Wow. Harsh. The Philly version of that, I suppose, would be if I had lunch with John Grogan and talked too much about my hamster. Which I would certainly do.

The best part of Epstein’s book is the first part—the chapters in which he talks about friendship in the history of philosophy. But putting Aristotle aside—as I did so many times during the years of my higher education—I find more wisdom in a yearbook signature from my best friend in high school Abby Gross:

“Do you remember that McDonald’s commercial? This 12-year-old girl is there with her friend and she says, ‘This is Chrissy. She’s my best friend in the whole world.’ And then you see all these scenes where they’re dancing in the rain, and pretending they’re rock stars, and laughing hysterically, and at the end she says, ‘What I like best about Chrissy is … she’s my best friend.’ I don’t want to compare you to a McDonald’s commercial, but you are the ‘Chrissy’ I always wanted.”

Beat that, Epstein. I’ll bet he doesn’t even go to McDonald’s.

I wrote something sweet to Abby too, but like Epstein’s book, it was agonizingly pretentious, quoting not McDonald’s but Dickens. How shameful is that? I hope she destroyed it.

Abby lives in Seattle, and we see each other only once a year. I’ve never visited her there, despite repeated invitations. It always seems too hard, too overwhelming, as though she lives in Jakarta. But to me (though probably not to her), she’s as integral to my life as she was in 1986.

I emailed Abby to flesh this out.
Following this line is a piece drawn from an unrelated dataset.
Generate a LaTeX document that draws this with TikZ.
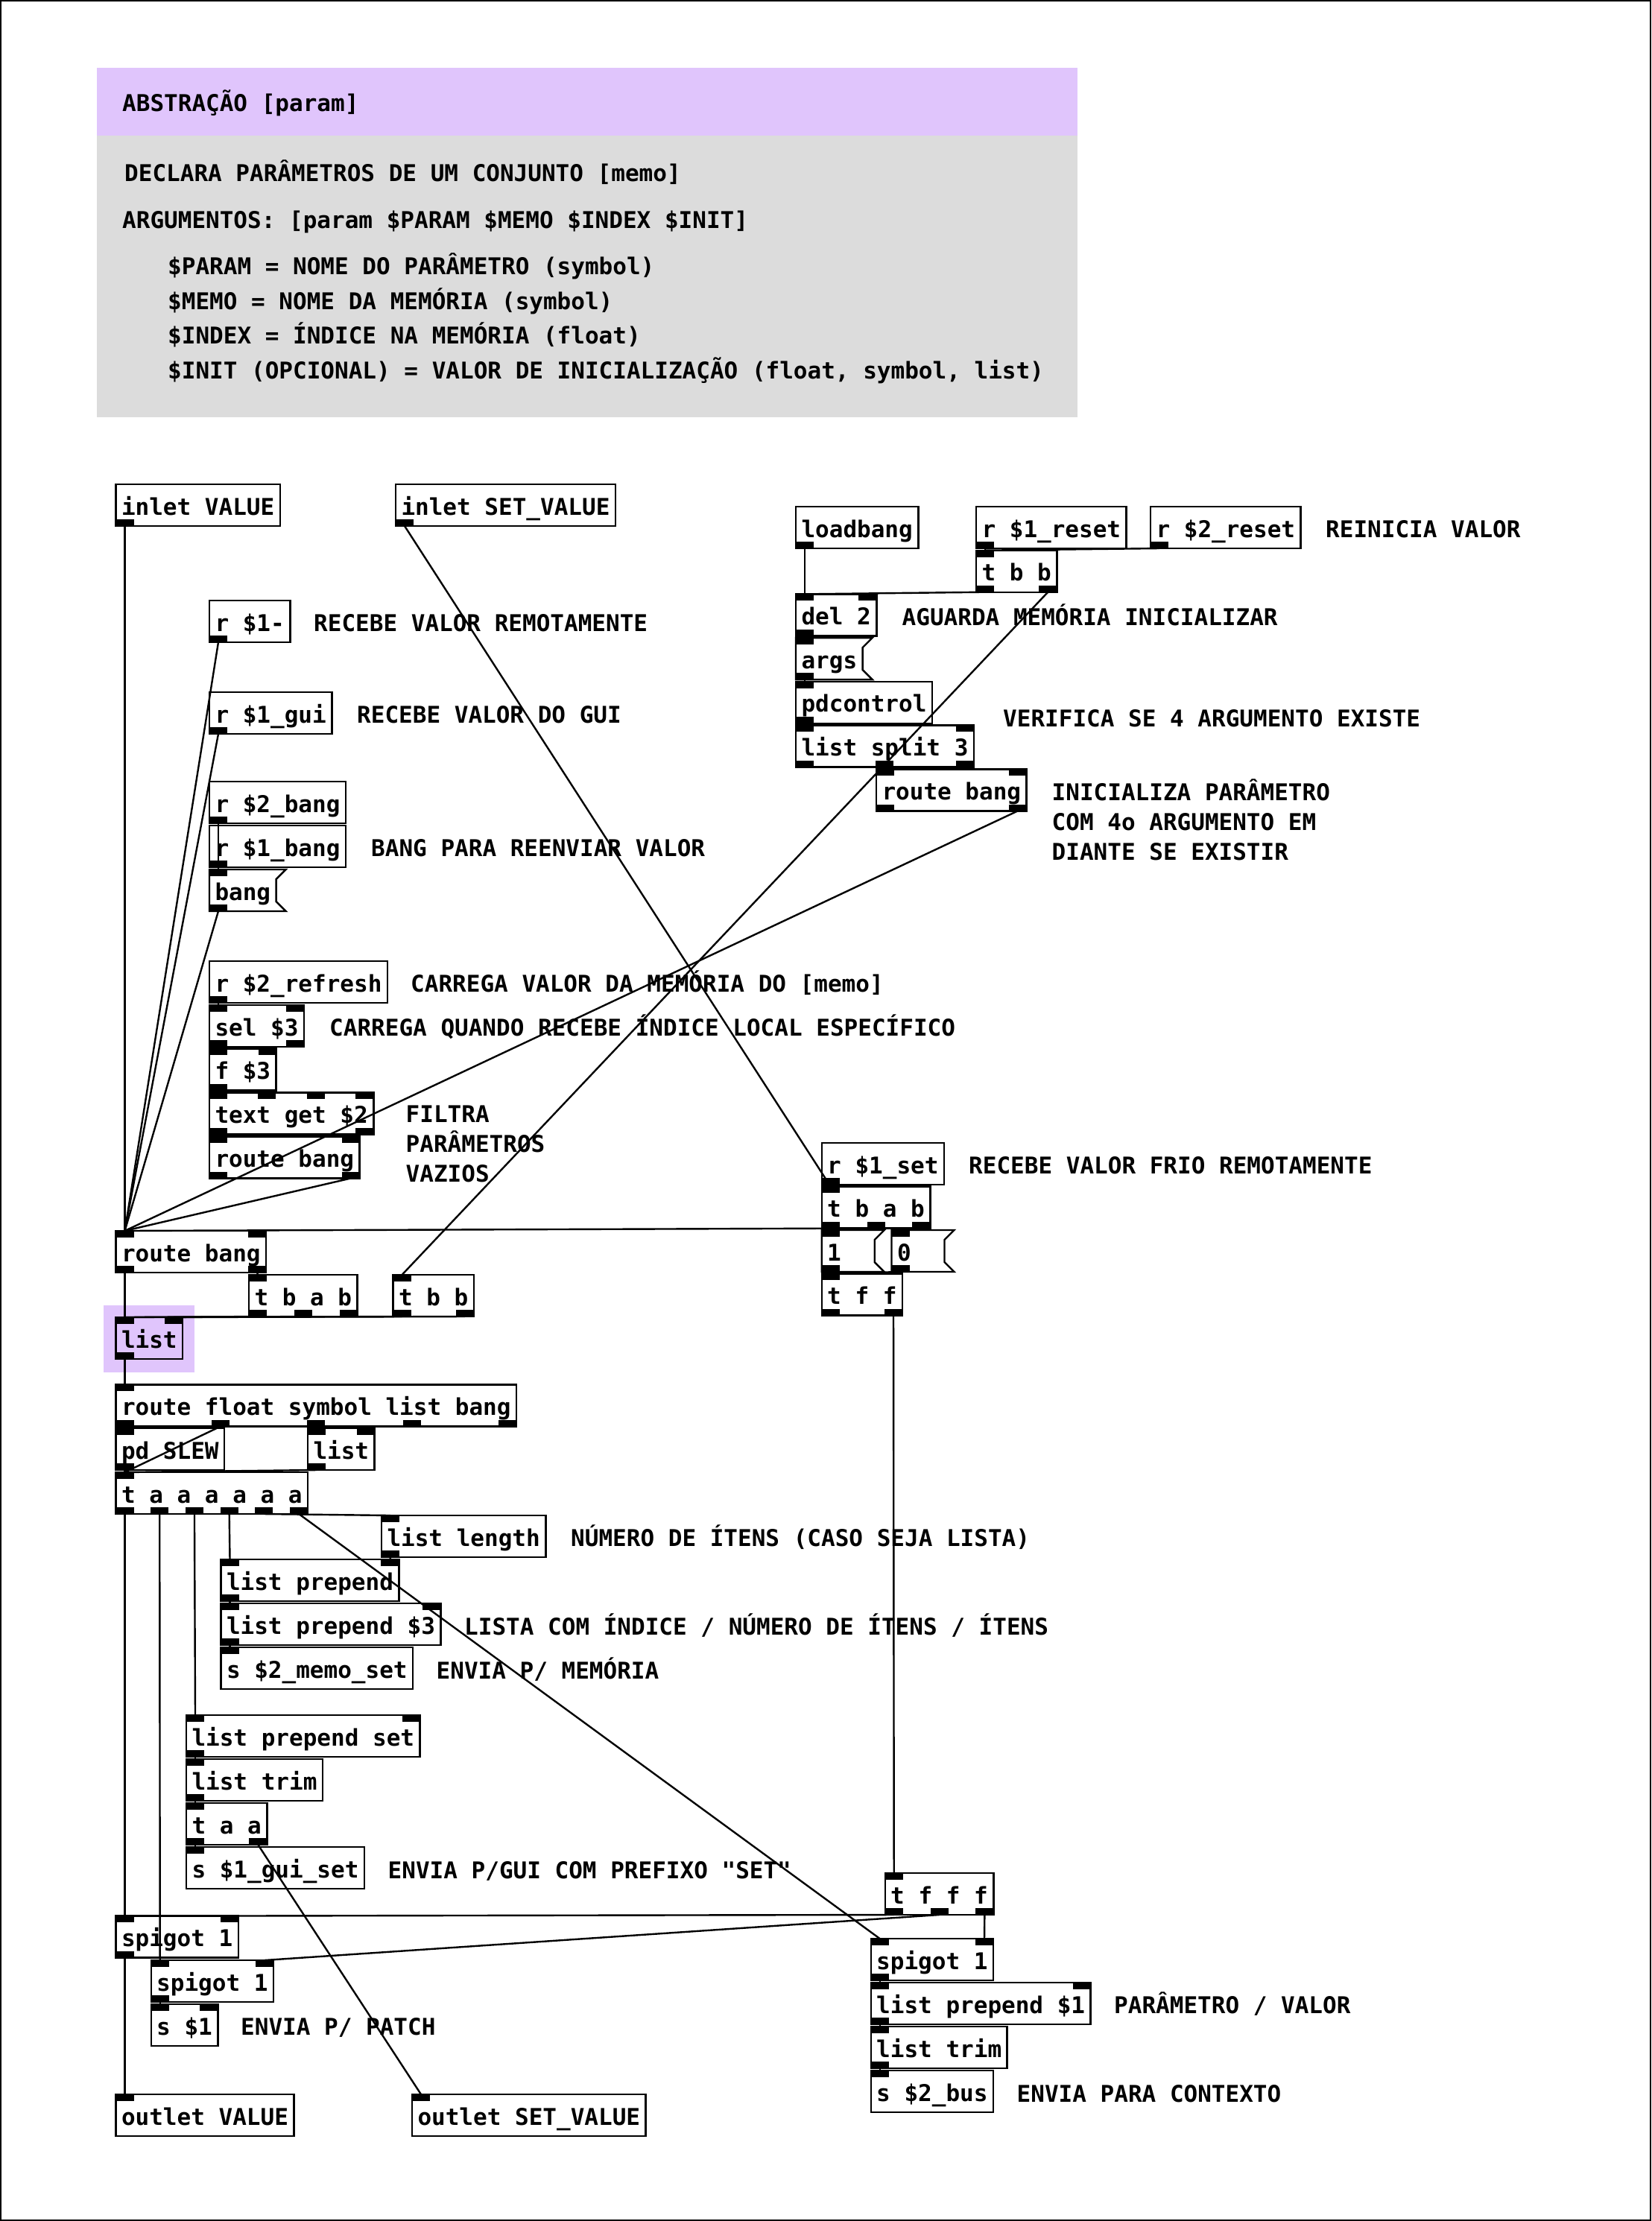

I reviewed my other closest friends and realized vintage is a problem. The three other people I care most about in the world are people I met in 1968, 1975 and 1986, respectively.

What happened since then?

I got sick. People dropped out. I lost my ability to form healthy friendships. And why improve upon perfection? I’ll never have friends like the ones I started out with.

Sometimes I think, “I’m a loner,” and imagine myself in a Tom Waits song to make it all seem cool. But I do want people to be sad when I die.

Will you be sad? If yes, give me a call. I have a yearbook for you to sign.